Data lines:
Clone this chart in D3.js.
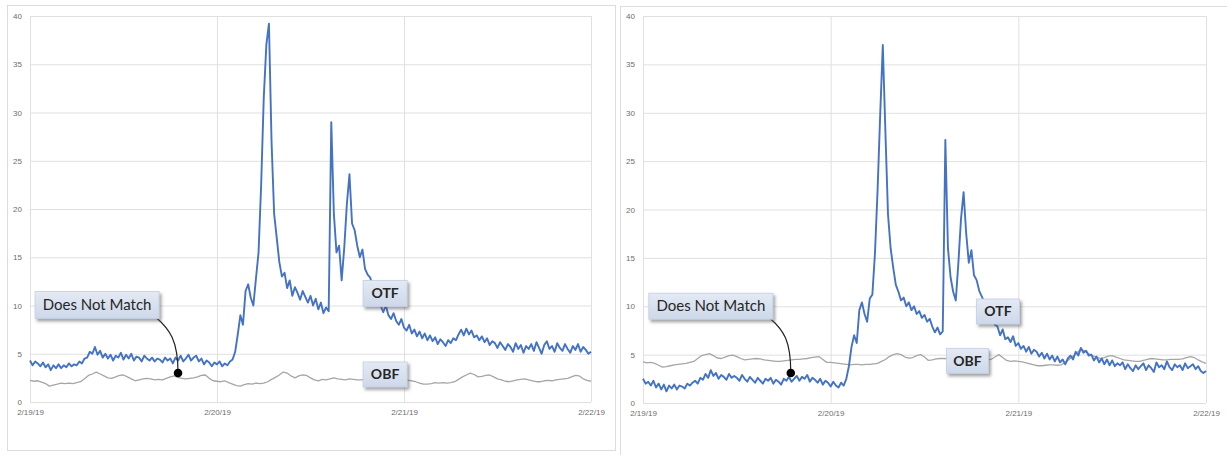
<!DOCTYPE html>
<html>
<head>
<meta charset="utf-8">
<script src="https://cdn.jsdelivr.net/npm/d3@7"></script>
<style>
  html, body { margin: 0; padding: 0; background: #fff; }
  svg { display: block; }
  .tick text { font-family: "Liberation Sans", Arial, sans-serif; font-size: 8px; fill: #6d6d6d; }
</style>
</head>
<body>
<svg id="chart" width="1227" height="455"></svg>
<script>
// Latency readings, one OTF sample every 20 minutes and one OBF sample every 30 minutes,
// from 2/19/19 00:00 to 2/22/19 00:00.
const startDate = new Date(2019, 1, 19);
const endDate = new Date(2019, 1, 22);
const dayTicks = [new Date(2019, 1, 19), new Date(2019, 1, 20), new Date(2019, 1, 21), new Date(2019, 1, 22)];
const valueTicks = [0, 5, 10, 15, 20, 25, 30, 35, 40];

// Left chart, OTF (20-minute samples)
const otfA = [
  4.3,3.8,4.2,4.0,3.7,4.1,3.6,3.9,3.3,3.8,3.5,3.9,
  3.5,3.8,3.6,4.0,3.7,3.9,3.8,4.2,4.0,4.5,4.6,5.2,
  5.0,5.7,4.9,5.3,4.6,5.0,4.5,4.9,4.3,4.8,4.6,5.1,
  4.4,4.9,4.5,5.0,4.3,4.7,4.6,4.2,4.8,4.5,4.3,4.6,
  4.2,4.5,4.4,4.1,4.6,4.3,4.5,4.0,4.6,4.3,4.8,4.2,
  4.5,4.9,4.3,4.6,4.8,4.2,4.5,3.9,4.3,4.1,3.7,4.1,
  3.9,4.2,3.7,4.0,3.8,4.2,4.4,5.2,7.0,9.0,8.0,11.5,
  12.2,10.8,10.0,12.8,15.5,22.5,31.5,37.0,39.2,27.0,19.5,17.0,
  14.5,13.0,13.4,11.8,12.6,11.0,11.9,11.3,10.6,11.5,10.9,10.3,
  11.0,10.0,10.7,9.6,10.3,9.2,9.8,9.4,29.0,19.5,15.5,16.2,
  12.6,16.0,20.5,23.6,18.5,17.8,16.2,15.0,15.8,13.8,13.2,12.9,
  11.8,11.0,10.5,10.0,9.3,10.0,9.0,8.6,9.2,8.4,8.0,8.6,
  7.7,7.4,8.0,7.1,7.5,6.8,7.3,6.6,7.1,6.4,6.9,6.3,
  6.7,6.0,6.5,6.2,5.8,6.4,6.1,6.6,6.4,7.0,7.5,6.9,
  7.6,7.0,7.4,6.7,6.9,6.4,6.8,6.2,6.6,5.9,6.3,6.1,
  5.6,6.2,5.8,5.4,6.0,5.7,5.2,6.1,5.5,5.9,5.1,5.8,
  5.5,6.0,5.3,6.2,5.6,5.0,5.9,6.3,5.5,5.8,5.2,6.1,
  5.6,5.3,6.0,5.5,5.1,5.8,5.4,6.0,5.2,5.7,5.4,5.0,
  5.2
];

// Left chart, OBF (30-minute samples)
const obfA = [
  2.25,2.15,2.2,2.05,1.9,1.65,1.75,1.85,1.95,1.9,1.95,1.9,
  2.0,2.1,2.4,2.75,2.9,3.1,2.9,2.7,2.5,2.45,2.6,2.75,
  2.8,2.6,2.4,2.2,2.3,2.4,2.45,2.4,2.3,2.35,2.3,2.45,
  2.6,2.7,2.55,2.45,2.4,2.45,2.5,2.6,2.75,2.8,2.45,2.2,
  2.15,2.1,2.2,2.0,1.85,1.7,1.65,1.8,1.9,1.85,1.95,1.9,
  1.95,2.1,2.35,2.55,2.8,3.1,3.0,2.7,2.5,2.7,2.8,2.75,
  2.5,2.3,2.2,2.35,2.3,2.4,2.5,2.4,2.35,2.3,2.4,2.35,
  2.3,2.3,2.35,2.3,2.25,2.3,2.2,2.25,2.3,2.2,2.25,2.3,
  2.3,2.25,2.2,2.1,1.95,1.85,1.85,1.9,2.0,1.95,2.0,1.95,
  2.0,2.1,2.35,2.6,2.8,3.0,2.85,2.6,2.65,2.75,2.8,2.6,
  2.4,2.3,2.15,2.1,2.2,2.3,2.35,2.4,2.3,2.2,2.1,2.1,
  2.2,2.25,2.2,2.3,2.35,2.4,2.45,2.6,2.75,2.7,2.4,2.25,
  2.15
];

// Right chart, OTF (20-minute samples)
const otfB = [
  2.5,2.0,2.2,1.8,2.3,1.6,2.0,1.4,1.9,1.2,1.8,1.5,
  1.9,1.4,1.8,1.7,1.5,2.0,1.8,2.1,2.3,2.0,2.6,2.4,
  3.0,2.6,3.4,2.8,3.1,2.5,2.9,2.7,2.4,3.0,2.6,2.8,
  2.6,2.3,2.9,2.5,2.2,2.7,2.4,2.1,2.6,2.3,2.0,2.5,
  2.3,2.6,2.0,2.4,2.2,1.9,2.5,2.3,2.7,2.2,2.5,2.8,
  2.3,2.7,2.5,2.9,2.2,2.6,2.4,2.1,2.5,1.9,2.3,2.1,
  1.7,2.2,1.8,1.6,2.1,1.8,2.5,3.8,5.8,7.0,6.2,9.6,
  10.4,9.2,8.4,10.8,11.2,15.5,22.0,29.8,37.0,28.0,19.5,16.0,
  14.0,12.2,11.5,10.6,10.9,10.0,10.4,9.6,10.0,9.2,9.5,8.8,
  9.1,8.4,8.7,7.9,7.3,7.8,7.1,7.4,27.2,16.0,13.0,11.5,
  10.6,14.5,19.0,21.8,17.5,14.5,15.8,13.2,12.7,11.6,11.0,10.4,
  9.8,9.0,8.8,8.1,7.9,7.0,7.6,6.6,6.8,6.3,6.9,5.9,
  6.2,5.6,5.9,5.3,5.8,5.1,5.5,5.3,4.8,5.2,4.6,5.1,
  4.5,4.9,4.3,4.8,4.2,4.5,4.0,4.6,4.9,4.5,5.3,4.9,
  5.7,5.2,5.4,4.9,5.0,4.4,4.8,4.2,4.6,4.0,4.5,3.9,
  4.4,3.8,4.1,3.9,4.2,3.5,4.0,3.6,3.3,3.9,3.5,3.8,
  4.1,3.4,3.9,3.6,3.2,4.2,3.7,3.9,3.5,4.3,3.7,3.4,
  4.0,3.7,3.9,3.4,4.1,3.6,3.8,4.0,3.5,3.8,3.3,3.1,
  3.3
];

// Right chart, OBF (30-minute samples)
const obfB = [
  4.25,4.15,4.2,4.1,3.9,3.7,3.75,3.85,3.95,4.0,4.05,4.1,
  4.2,4.3,4.6,4.9,5.0,5.1,4.9,4.65,4.6,4.75,4.9,4.95,
  4.8,4.6,4.45,4.5,4.55,4.6,4.55,4.45,4.4,4.35,4.3,4.3,
  4.35,4.4,4.45,4.5,4.5,4.55,4.6,4.7,4.75,4.8,4.5,4.2,
  4.2,4.15,4.1,4.05,4.0,3.95,4.0,4.0,3.95,4.0,4.0,4.05,
  4.1,4.3,4.5,4.8,5.0,5.1,5.0,4.75,4.65,4.7,4.9,5.0,
  4.75,4.4,4.45,4.55,4.6,4.6,4.55,4.5,4.5,4.5,4.5,4.45,
  4.5,4.5,4.45,4.45,4.45,4.5,4.75,5.0,4.7,4.4,4.3,4.35,
  4.3,4.25,4.15,4.05,3.95,3.85,3.85,3.9,3.95,3.95,3.9,3.95,
  4.2,4.5,4.85,5.2,5.55,5.4,5.1,4.9,4.75,4.6,4.7,4.85,
  4.9,4.75,4.6,4.45,4.4,4.35,4.3,4.3,4.4,4.5,4.6,4.55,
  4.5,4.45,4.45,4.5,4.5,4.5,4.55,4.7,4.8,4.7,4.45,4.25,
  4.1
];

// Callout labels: box corner and pointer target are given in data units (hours, value)
const calloutsA = [
  { text: "Does Not Match", hour: 0.65, value: 11.45, w: 124, h: 27, bold: false, target: [19.0, 3.0] },
  { text: "OTF", hour: 42.75, value: 12.6, w: 44, h: 26, bold: true },
  { text: "OBF", hour: 42.75, value: 4.15, w: 44, h: 25, bold: true }
];
const calloutsB = [
  { text: "Does Not Match", hour: 0.75, value: 11.35, w: 124, h: 26, bold: false, target: [18.9, 3.1] },
  { text: "OTF", hour: 42.65, value: 10.75, w: 43, h: 25, bold: true },
  { text: "OBF", hour: 38.8, value: 5.65, w: 42, h: 25, bold: true }
];

const svg = d3.select("#chart");
const MS_HOUR = 3600 * 1000;

// Shared defs: callout fill and its soft shadow
const defs = svg.append("defs");
const grad = defs.append("linearGradient").attr("id", "calloutFill")
  .attr("x1", 0).attr("y1", 0).attr("x2", 0).attr("y2", 1);
grad.append("stop").attr("offset", "0%").attr("stop-color", "#e4eaf4");
grad.append("stop").attr("offset", "100%").attr("stop-color", "#cdd8ea");
const shadow = defs.append("filter").attr("id", "calloutShadow")
  .attr("x", "-20%").attr("y", "-20%").attr("width", "150%").attr("height", "160%");
shadow.append("feDropShadow").attr("dx", 2).attr("dy", 2.5).attr("stdDeviation", 1.4)
  .attr("flood-color", "#555").attr("flood-opacity", 0.55);

// Outer frames of the two chart images
svg.append("rect").attr("x", 7.5).attr("y", 5.5).attr("width", 608).attr("height", 445)
  .attr("fill", "none").attr("stroke", "#dcdcdc");
svg.append("rect").attr("x", 620.5).attr("y", 6.5).attr("width", 620).attr("height", 460)
  .attr("fill", "none").attr("stroke", "#dcdcdc");

function drawPanel(cfg) {
  const x = d3.scaleTime().domain([startDate, endDate]).range([cfg.left, cfg.right]);
  const y = d3.scaleLinear().domain([0, 40]).range([cfg.bottom, cfg.top]);
  const g = svg.append("g");

  // horizontal grid + value labels
  const yAxis = g.append("g").attr("transform", `translate(${cfg.left},0)`)
    .call(d3.axisLeft(y).tickValues(valueTicks).tickSize(-(cfg.right - cfg.left)).tickPadding(8));
  yAxis.select(".domain").remove();
  yAxis.selectAll(".tick line").attr("stroke", "#e0e0e0");

  // vertical day grid + date labels
  const xAxis = g.append("g").attr("transform", `translate(0,${cfg.bottom})`)
    .call(d3.axisBottom(x).tickValues(dayTicks).tickFormat(d3.timeFormat("%-m/%-d/%y"))
      .tickSize(-(cfg.bottom - cfg.top)).tickPadding(7));
  xAxis.select(".domain").remove();
  xAxis.selectAll(".tick line").attr("stroke", "#e0e0e0");

  const lineOf = (stepHours) => d3.line()
    .x((d, i) => x(new Date(startDate.getTime() + i * stepHours * MS_HOUR)))
    .y(d => y(d));

  g.append("path").datum(cfg.obf).attr("d", lineOf(0.5)(cfg.obf))
    .attr("fill", "none").attr("stroke", "#a6a6a6").attr("stroke-width", 1.3)
    .attr("stroke-linejoin", "round");
  g.append("path").datum(cfg.otf).attr("d", lineOf(1 / 3)(cfg.otf))
    .attr("fill", "none").attr("stroke", "#4472c4").attr("stroke-width", 1.9)
    .attr("stroke-linejoin", "round");

  const at = (h) => x(new Date(startDate.getTime() + h * MS_HOUR));

  cfg.callouts.forEach(c => {
    const bx = at(c.hour), by = y(c.value);
    if (c.target) {
      const tx = at(c.target[0]), ty = y(c.target[1]);
      const sx = bx + c.w - 3, sy = by + c.h - 1;
      g.append("path")
        .attr("d", `M${sx},${sy} C${sx + 14},${sy + 12} ${tx},${ty - 32} ${tx},${ty}`)
        .attr("fill", "none").attr("stroke", "#222").attr("stroke-width", 1.2);
      g.append("circle").attr("cx", tx).attr("cy", ty).attr("r", 4.3).attr("fill", "#000");
    }
    g.append("rect").attr("x", bx).attr("y", by).attr("width", c.w).attr("height", c.h)
      .attr("fill", "url(#calloutFill)").attr("stroke", "#c3cfe2").attr("stroke-width", 0.8)
      .attr("filter", "url(#calloutShadow)");
    g.append("text").attr("x", bx + c.w / 2).attr("y", by + c.h / 2 + 5)
      .attr("text-anchor", "middle")
      .attr("font-family", "Lato, 'Open Sans', sans-serif")
      .attr("font-size", c.bold ? 14 : 15)
      .attr("font-weight", c.bold ? 700 : 400)
      .attr("fill", "#262626")
      .text(c.text);
  });
}

drawPanel({ left: 30, right: 591, top: 16, bottom: 402, otf: otfA, obf: obfA, callouts: calloutsA });
drawPanel({ left: 643, right: 1206, top: 16, bottom: 403, otf: otfB, obf: obfB, callouts: calloutsB });
</script>
</body>
</html>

Exercise brief: Write out the lines from the start of the material to the line with "30, 35, 40];", inclusive and exactly. Skip the pictures.

The completed task:
Clone this chart in D3.js.
<!DOCTYPE html>
<html>
<head>
<meta charset="utf-8">
<script src="https://cdn.jsdelivr.net/npm/d3@7"></script>
<style>
  html, body { margin: 0; padding: 0; background: #fff; }
  svg { display: block; }
  .tick text { font-family: "Liberation Sans", Arial, sans-serif; font-size: 8px; fill: #6d6d6d; }
</style>
</head>
<body>
<svg id="chart" width="1227" height="455"></svg>
<script>
// Latency readings, one OTF sample every 20 minutes and one OBF sample every 30 minutes,
// from 2/19/19 00:00 to 2/22/19 00:00.
const startDate = new Date(2019, 1, 19);
const endDate = new Date(2019, 1, 22);
const dayTicks = [new Date(2019, 1, 19), new Date(2019, 1, 20), new Date(2019, 1, 21), new Date(2019, 1, 22)];
const valueTicks = [0, 5, 10, 15, 20, 25, 30, 35, 40];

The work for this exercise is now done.